## BEGIN

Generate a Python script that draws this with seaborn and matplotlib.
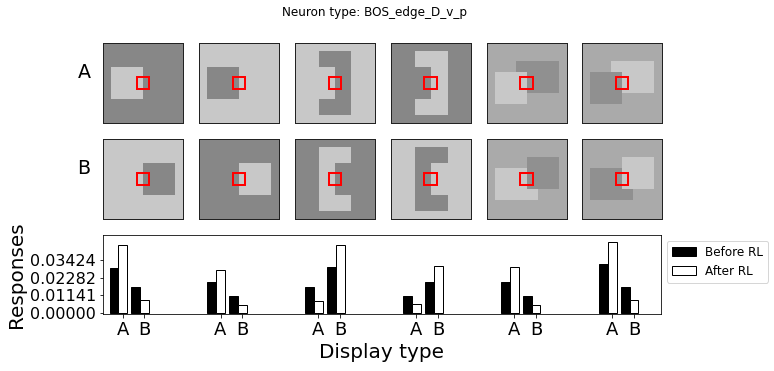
import numpy as np
import pandas as pd
import matplotlib
matplotlib.use("Agg")
import matplotlib.pyplot as plt
from matplotlib.patches import Rectangle, Patch
import seaborn as sns

# =========================================================
# DATA
# =========================================================

neuron_type = "BOS_edge_D_v_p"
display_types = ["A", "B"]
conditions = ["Before RL", "After RL"]

# responses per stimulus pair (6 pairs)
before_A = [0.0293, 0.0197, 0.0165, 0.0107, 0.0201, 0.0313]
after_A  = [0.0439, 0.0278, 0.0079, 0.0060, 0.0297, 0.0458]
before_B = [0.0165, 0.0107, 0.0300, 0.0201, 0.0107, 0.0165]
after_B  = [0.0084, 0.0054, 0.0439, 0.0304, 0.0054, 0.0084]

y_ticks = [0.0, 0.01141, 0.02282, 0.03424]

# gray levels of the stimuli
DARK, LIGHT, MID, DARK2 = 0.53, 0.785, 0.667, 0.565

# stimuli: background + list of rectangles (x0, x1, y0, y1, gray), fractions of the image
scenes_A = [
    (DARK,  [(0.10, 0.50, 0.30, 0.70, LIGHT)]),
    (LIGHT, [(0.10, 0.50, 0.30, 0.70, DARK)]),
    (LIGHT, [(0.30, 0.70, 0.10, 0.90, DARK), (0.30, 0.50, 0.30, 0.70, LIGHT)]),
    (DARK,  [(0.30, 0.70, 0.10, 0.90, LIGHT), (0.30, 0.50, 0.30, 0.70, DARK)]),
    (MID,   [(0.36, 0.90, 0.23, 0.63, DARK2), (0.10, 0.50, 0.36, 0.76, LIGHT)]),
    (MID,   [(0.36, 0.90, 0.23, 0.63, LIGHT), (0.10, 0.50, 0.36, 0.76, DARK2)]),
]
scenes_B = [
    (LIGHT, [(0.50, 0.90, 0.30, 0.70, DARK)]),
    (DARK,  [(0.50, 0.90, 0.30, 0.70, LIGHT)]),
    (DARK,  [(0.30, 0.70, 0.10, 0.90, LIGHT), (0.50, 0.70, 0.30, 0.70, DARK)]),
    (LIGHT, [(0.30, 0.70, 0.10, 0.90, DARK), (0.50, 0.70, 0.30, 0.70, LIGHT)]),
    (MID,   [(0.10, 0.64, 0.36, 0.76, LIGHT), (0.50, 0.90, 0.23, 0.63, DARK2)]),
    (MID,   [(0.10, 0.64, 0.36, 0.76, DARK2), (0.50, 0.90, 0.23, 0.63, LIGHT)]),
]

# =========================================================
# STYLE
# =========================================================

sns.set_style("ticks")
plt.rcParams["font.family"] = ["DejaVu Sans"]
plt.rcParams.update({
    "axes.edgecolor": "black",
    "axes.linewidth": 0.8,
    "text.color": "black",
    "axes.labelcolor": "black",
    "xtick.color": "black",
    "ytick.color": "black",
    "xtick.major.size": 3.5,
    "ytick.major.size": 3.5,
    "xtick.major.width": 0.8,
    "ytick.major.width": 0.8,
})

W, H = 774, 371
DPI = 72
fig = plt.figure(figsize=(W / DPI, H / DPI), dpi=DPI)


def px_axes(x0, y0, x1, y1):
    # axes from pixel box (top-left origin)
    return fig.add_axes([x0 / W, 1 - y1 / H, (x1 - x0) / W, (y1 - y0) / H])


def render(bg, rects, n=240):
    img = np.full((n, n), bg)
    for x0, x1, y0, y1, g in rects:
        img[int(round(y0 * n)):int(round(y1 * n)), int(round(x0 * n)):int(round(x1 * n))] = g
    return img

# =========================================================
# STIMULUS IMAGES
# =========================================================

col_left = [103.3 + 95.8 * i for i in range(6)]
row_top = [43.3, 139.3]

for r, scenes in enumerate([scenes_A, scenes_B]):
    for c, (bg, rects) in enumerate(scenes):
        ax = px_axes(col_left[c], row_top[r], col_left[c] + 80, row_top[r] + 80)
        ax.imshow(render(bg, rects), cmap="gray", vmin=0, vmax=1,
                  extent=(0, 1, 1, 0), interpolation="nearest")
        ax.add_patch(Rectangle((0.42, 0.42), 0.155, 0.155, fill=False,
                               edgecolor="red", linewidth=2))
        ax.set_xticks([])
        ax.set_yticks([])
        for s in ax.spines.values():
            s.set_color("#222222")
            s.set_linewidth(1)

fig.text(84 / W, 1 - 72 / H, "A", fontsize=19, ha="center", va="center")
fig.text(84 / W, 1 - 168.5 / H, "B", fontsize=19, ha="center", va="center")

fig.text(374 / W, 1 - 12.5 / H, f"Neuron type: {neuron_type}",
         fontsize=12, ha="center", va="center")

# =========================================================
# RESPONSE BARS
# =========================================================

gap = 4.5
tick_pos = []
rows = []
for i in range(6):
    for k, (bef, aft) in enumerate([(before_A[i], after_A[i]), (before_B[i], after_B[i])]):
        t = gap * i + k
        tick_pos.append(t)
        rows.append({"pos": t - 0.2, "resp": bef, "cond": conditions[0]})
        rows.append({"pos": t - 0.2, "resp": aft, "cond": conditions[1]})
df = pd.DataFrame(rows)

ax = px_axes(103, 235, 661, 314)
sns.barplot(
    data=df, x="pos", y="resp", hue="cond", hue_order=conditions,
    native_scale=True, width=0.8, errorbar=None, saturation=1,
    palette={"Before RL": "black", "After RL": "white"},
    edgecolor="black", linewidth=1, legend=False, ax=ax,
)

ax.set_xlim(-0.9, 24.74)
ax.set_ylim(-0.0006, 0.0503)
ax.set_xticks(tick_pos)
ax.set_xticklabels(display_types * 6, fontsize=18)
ax.set_yticks(y_ticks)
ax.set_yticklabels([f"{v:.5f}" for v in y_ticks], fontsize=16)
ax.set_xlabel("Display type", fontsize=20)
ax.set_ylabel("Responses", fontsize=20)

handles = [
    Patch(facecolor="black", edgecolor="black", label=conditions[0]),
    Patch(facecolor="white", edgecolor="black", label=conditions[1]),
]
ax.legend(handles=handles, loc="upper left", bbox_to_anchor=(1.0, 1.0),
          fontsize=12, frameon=True)

fig.savefig("out.png", dpi=DPI)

## END

### Problem to work on:
Reproduce the material above from its first line through the line containing "DARK, LIGHT, MID, DARK2", both ends included, and skip every picture.

### Complete output:
Generate a Python script that draws this with seaborn and matplotlib.
import numpy as np
import pandas as pd
import matplotlib
matplotlib.use("Agg")
import matplotlib.pyplot as plt
from matplotlib.patches import Rectangle, Patch
import seaborn as sns

# =========================================================
# DATA
# =========================================================

neuron_type = "BOS_edge_D_v_p"
display_types = ["A", "B"]
conditions = ["Before RL", "After RL"]

# responses per stimulus pair (6 pairs)
before_A = [0.0293, 0.0197, 0.0165, 0.0107, 0.0201, 0.0313]
after_A  = [0.0439, 0.0278, 0.0079, 0.0060, 0.0297, 0.0458]
before_B = [0.0165, 0.0107, 0.0300, 0.0201, 0.0107, 0.0165]
after_B  = [0.0084, 0.0054, 0.0439, 0.0304, 0.0054, 0.0084]

y_ticks = [0.0, 0.01141, 0.02282, 0.03424]

# gray levels of the stimuli
DARK, LIGHT, MID, DARK2 = 0.53, 0.785, 0.667, 0.565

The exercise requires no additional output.